Jefferson made several changes to Gallatin’s queries, interlining details he considered necessary and canceling some questions entirely. Most notably, he canceled the queries that Gallatin had added in response to his original list, while shifting some but not all of the information contained in these queries to other areas of the comprehensive list. Jefferson also significantly revised his original list. Taking a transcript that was in Harvie’s hand, perhaps the one he had forwarded to Gallatin on the 9th, he interlined some new questions of his own or that had been part of Gallatin’s list, while canceling some other queries (see Document III). Two of the interlined queries, for example, solicited more detailed geographical information than that solicited in the first query of the original draft. In another instance, Jefferson interlined verbatim Gallatin’s question about feudal rights. In the end, the 17 queries in Jefferson’s original list became 16 queries, five of which were either new or imported from Gallatin’s list.

In compiling and reorganizing the final list of queries, Jefferson adopted a numbering system, which displaced the strategy that Gallatin had pursued in his list. Beginning with the 16 queries in the revision of the transcript discussed in the previous paragraph, Jefferson continued to the third and last page of Gallatin’s list. The six queries that Gallatin had added there, possibly at Jefferson’s behest, became numbers 17 through 22, after which Jefferson added four of his own, three of which he had shifted from his original list. He next turned to the first two pages of Gallatin’s list, there adding numbers 27 through 43. Gallatin had organized his list thematically, using braces to group sets of queries and labeling each group with a word in the left-hand margin. The word “debt,” for example, had denoted the items that Jefferson numbered 35 through 37. To avoid confusion and to ensure that his preferred method of organization would be obvious, Jefferson canceled all of Gallatin’s marginalia.

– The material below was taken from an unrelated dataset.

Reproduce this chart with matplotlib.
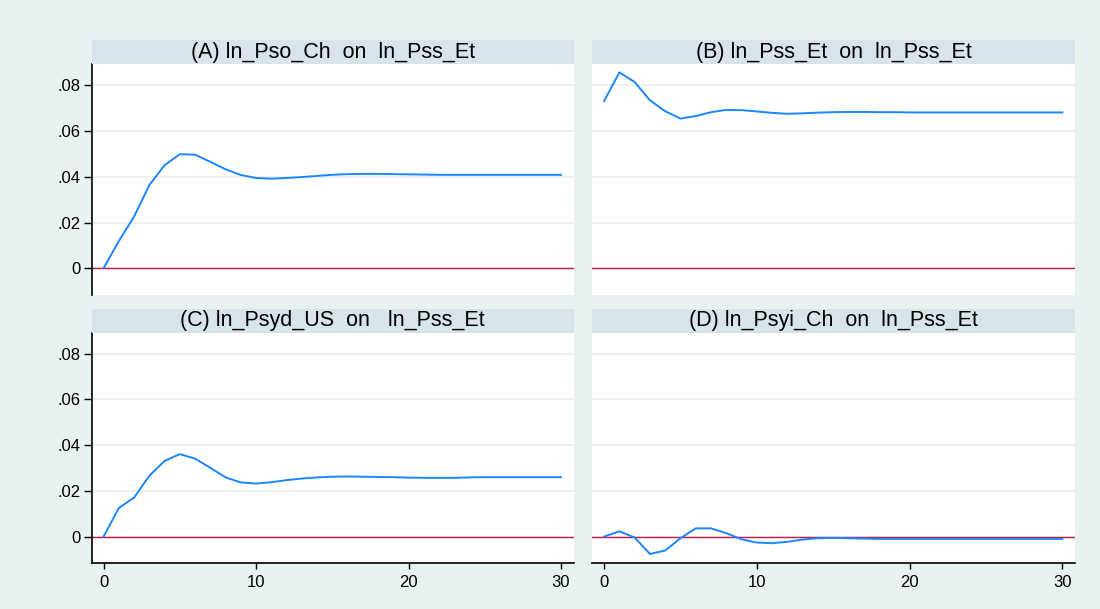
import numpy as np
import matplotlib.pyplot as plt
from matplotlib.patches import Rectangle

plt.rcParams['font.family'] = ['Liberation Sans', 'DejaVu Sans']

# impulse response horizon
steps = np.arange(0, 31)

# (A) ln_Pso_Ch on ln_Pss_Et
irf_a = [0.0, 0.0119, 0.0226, 0.0364, 0.0451, 0.0499, 0.0497, 0.0466, 0.0433, 0.0408,
         0.0395, 0.0392, 0.0395, 0.0399, 0.0404, 0.0409, 0.0412, 0.0413, 0.0413, 0.0412,
         0.0411, 0.0410, 0.0409, 0.0409, 0.0409, 0.0409, 0.0409, 0.0409, 0.0409, 0.0409, 0.0409]
# (B) ln_Pss_Et on ln_Pss_Et
irf_b = [0.0732, 0.0857, 0.0815, 0.0735, 0.0687, 0.0655, 0.0666, 0.0683, 0.0693, 0.0692,
         0.0686, 0.0680, 0.0676, 0.0678, 0.0681, 0.0683, 0.0684, 0.0684, 0.0683, 0.0683,
         0.0682, 0.0682, 0.0682, 0.0682, 0.0682, 0.0682, 0.0682, 0.0682, 0.0682, 0.0682, 0.0682]
# (C) ln_Psyd_US on ln_Pss_Et
irf_c = [0.0, 0.0125, 0.0171, 0.0266, 0.0331, 0.0361, 0.0341, 0.0301, 0.0259, 0.0237,
         0.0232, 0.0238, 0.0247, 0.0254, 0.0259, 0.0262, 0.0263, 0.0262, 0.0261, 0.0260,
         0.0258, 0.0257, 0.0257, 0.0257, 0.0259, 0.0260, 0.0260, 0.0260, 0.0260, 0.0260, 0.0260]
# (D) ln_Psyi_Ch on ln_Pss_Et
irf_d = [0.0, 0.0023, -0.0004, -0.0076, -0.0061, -0.0007, 0.0036, 0.0036, 0.0015, -0.0012,
         -0.0026, -0.0029, -0.0023, -0.0013, -0.0007, -0.0006, -0.0007, -0.0009, -0.0010, -0.0010,
         -0.0010, -0.0010, -0.0010, -0.0010, -0.0010, -0.0010, -0.0010, -0.0010, -0.0010, -0.0010, -0.0010]

titles = ["(A) ln_Pso_Ch  on  ln_Pss_Et", "(B) ln_Pss_Et  on  ln_Pss_Et",
          "(C) ln_Psyd_US  on   ln_Pss_Et", "(D) ln_Psyi_Ch  on  ln_Pss_Et"]
y_ticks = [0, 0.02, 0.04, 0.06, 0.08]
y_labels = ["0", ".02", ".04", ".06", ".08"]
x_ticks = [0, 10, 20, 30]

outer = '#E9F1F3'
band = '#D8E4EA'
blue = '#1A86FF'
red = '#C8174A'

fig = plt.figure(figsize=(11, 6.09), dpi=100, facecolor=outer)

lefts = [0.0835, 0.5385]
widths = [0.438, 0.4388]
bottoms = [0.5156, 0.075]
height = 0.379
band_h = 0.0394

series = [irf_a, irf_b, irf_c, irf_d]

for i in range(4):
    row, col = divmod(i, 2)
    l, w, b = lefts[col], widths[col], bottoms[row]
    ax = fig.add_axes([l, b, w, height])
    ax.set_facecolor('white')
    ax.plot(steps, series[i], color=blue, lw=1.4, zorder=3)
    ax.axhline(0, color=red, lw=1.0, zorder=2)
    ax.set_xlim(-0.77, 30.83)
    ax.set_ylim(-0.0117, 0.0893)
    ax.set_yticks(y_ticks)
    ax.yaxis.grid(True, color='#EAF2F3', lw=1.5)
    ax.set_axisbelow(True)
    for s in ['top', 'right']:
        ax.spines[s].set_visible(False)
    if col == 0:
        ax.set_yticklabels(y_labels)
        ax.spines['left'].set_color('black')
        ax.spines['left'].set_linewidth(1.2)
        ax.tick_params(axis='y', direction='out', length=6, width=1, labelsize=12, pad=2)
    else:
        ax.spines['left'].set_visible(False)
        ax.tick_params(axis='y', length=0, labelleft=False)
    if row == 1:
        ax.set_xticks(x_ticks)
        ax.spines['bottom'].set_color('black')
        ax.spines['bottom'].set_linewidth(1.2)
        ax.tick_params(axis='x', direction='out', length=4.5, width=1, labelsize=12, pad=4)
    else:
        ax.spines['bottom'].set_visible(False)
        ax.tick_params(axis='x', length=0, labelbottom=False)

    # title band on top of each panel
    fig.patches.append(Rectangle((l, b + height), w, band_h, transform=fig.transFigure,
                                 facecolor=band, edgecolor='none'))
    fig.text(l + w / 2, b + height + band_h / 2, titles[i], ha='center', va='center',
             fontsize=15.5)

fig.savefig("out.png", dpi=100, facecolor=outer)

No fair copy of the expanded and reorganized list in Jefferson’s hand has been found. The president most likely explained all the changes to Lewis Harvie, who then wrote up at least three copies, based exactly on the heavily emended drafts. A press copy in Harvie’s hand of the final 43 queries is the only version that has been found (Document IV), but it is clear that Jefferson enclosed these same queries in the letters he sent on 17 July to Claiborne, Clark, and Dunbar (see William C. C. Claiborne to TJ, 24 Aug. 1803).